CMS this year unveiled a series of six elevated, open-air pit road VIP suites that hold 15 guests, go for $45,000 annually and are sold out for Speedweeks events (the first buyer of a Pit Road VIP Box reportedly was Jr. Motorsports, owned by Dale Earnhardt, Jr., who claimed it for the sole purpose of client/sponsor entertainment at Charlotte). In the infield, the track boasts the upscale new Champions Pavilion, 12,000 s.f. of indoor/rooftop entertainment space holding up to 300 guests. The new hospitality digs are part of the surge in corporate spending for Speedweeks: according to NASCAR, corporate display revenue for onsite activation is up 21%, and ad/signage sales are up 28% over last year.
“With Memorial Day kicking off the summer season for so many brands, the Coca-Cola 600 is a natural national sporting event to launch new campaigns,” says Marcus Smith, CMS president and general manager. “The speedway has an unmatched variety of entertainment, hospitality, and display options that appeal to a variety of companies. From trackside motor home hospitality to pit road VIP suites and luxury seating in our new Champion’s Pavilion, we’ve got unique opportunities that marketers from across the country are taking advantage of.”
"The race schedule presented by NASCAR and the Charlotte Motor Speedway with the Sprint All-Star and Coca-Cola 600 races on consecutive weekends was instrumental in providing a unique opportunity to Toyota’s decision to conduct the media reveal of its 2013 NASCAR Sprint Cup Series Camry at its TRD, USA (Toyota Racing Development) facility located in close proximity to the speedway,” adds Les Unger, Toyota national motorsports manager.

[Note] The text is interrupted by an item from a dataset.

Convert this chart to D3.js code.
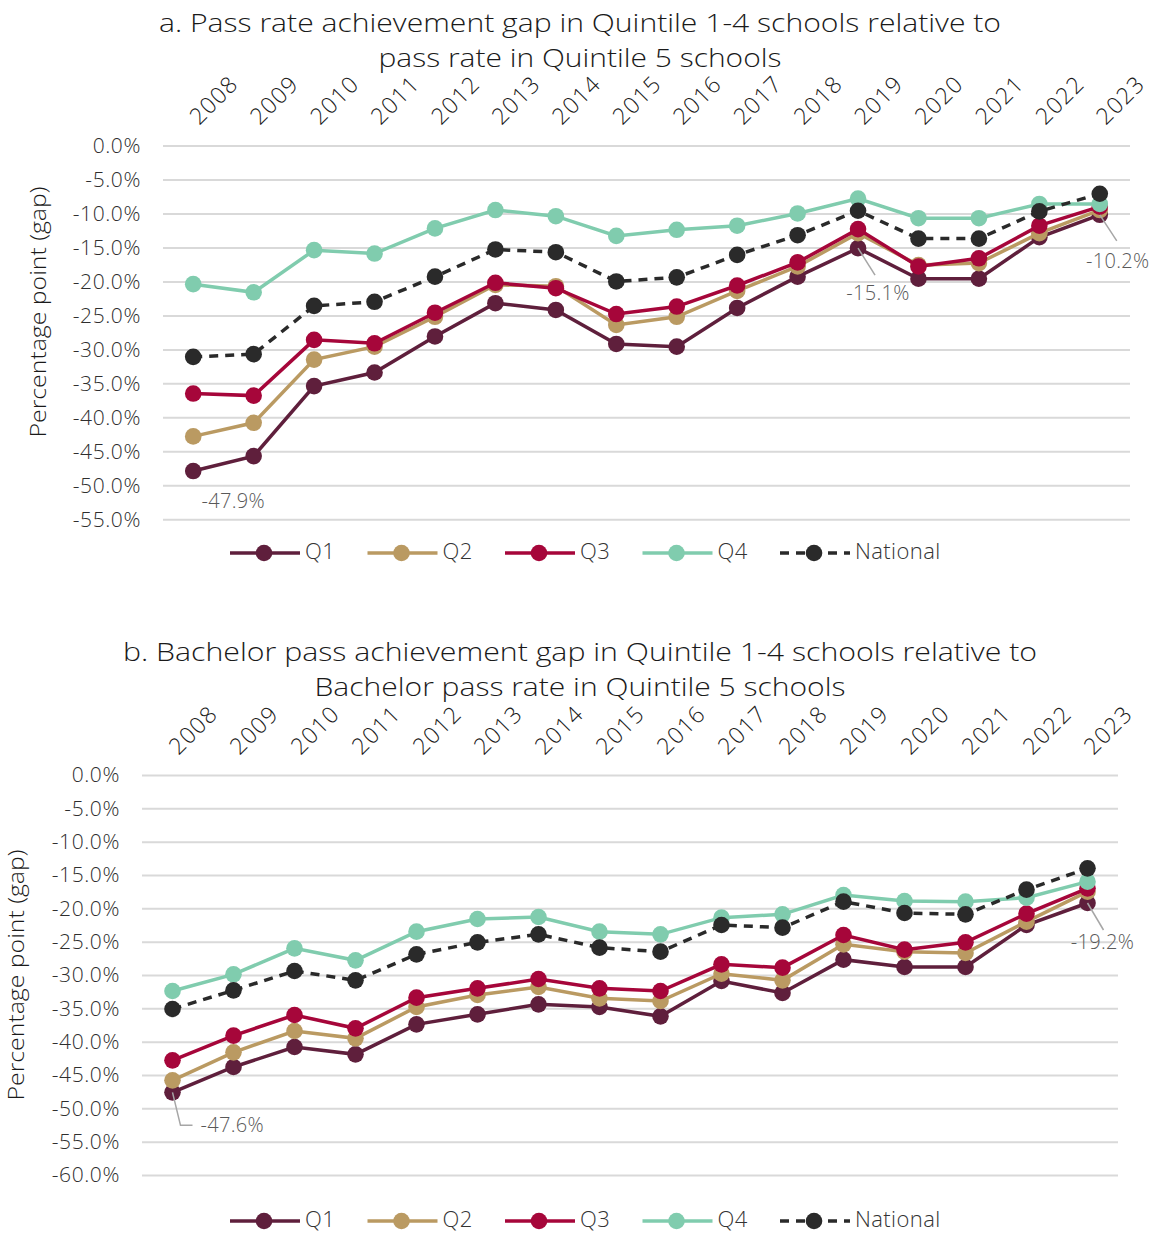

Toyota also took advantage of the opportunity to announce that three NASCAR teams – Joe Gibbs Racing, JTG Daugherty Racing, and Michael Waltrip Racing -- will remain Toyota organizations, with new contracts extending at least through 2014.
The business buzz around CMS gives an economic boost to the region as well. Past studies by the North Carolina Motorsports Association estimate the economic impact of NASCAR’s Sprint All-Star Race and Coca-Cola 600 Speedweeks at $230 million. The Cabarrus (County) Regional Chamber of Commerce, moreover, reports that each one of CMS’ three annual Sprint Cup races puts $100 million into the local economy. During the Coke 600 week alone, for example, an estimated 20,000 campers gather on the CMS grounds.
The Coke 600 is also a perfect time for NASCAR to promote new philanthropic initiatives. Billed as the world’s largest Memorial Day Weekend celebration, the Coca-Cola 600 kicks off the first at-track activation of “NASCAR Unites – An American Salute,” a six-week patriotic initiative uniting the NASCAR industry and fans this summer to celebrate America and support U.S. military families. The weekend’s festivities include a patriotic pre-race military salute and special USO race invitations. (Ironic, indeed, as Congress is set to vote on a bill that could strike such expenditures as the U.S. Army’s sponsorship of Ryan Newman’s Stewart-Haas Racing car from the U.S. military budget.)
NASCAR also just announced that it will become the first motorsports organization to align with Beyond Sport, a global organization that promotes using sport to create positive social change.
Through Beyond Sport, NASCAR joins a movement led by a network of leagues including the NFL, MLS, NBA, WNBA, NHL, and MLB that allows it to exchange best practices on community involvement, and to promote the numerous efforts of drivers, race teams, track operators, and others within the industry to improve people’s lives. It also provides NASCAR the opportunity to highlight the initiatives of the NASCAR Foundation, NASCAR’s Drive for Diversity, and NASCAR Green while networking with leagues and their partners around the world.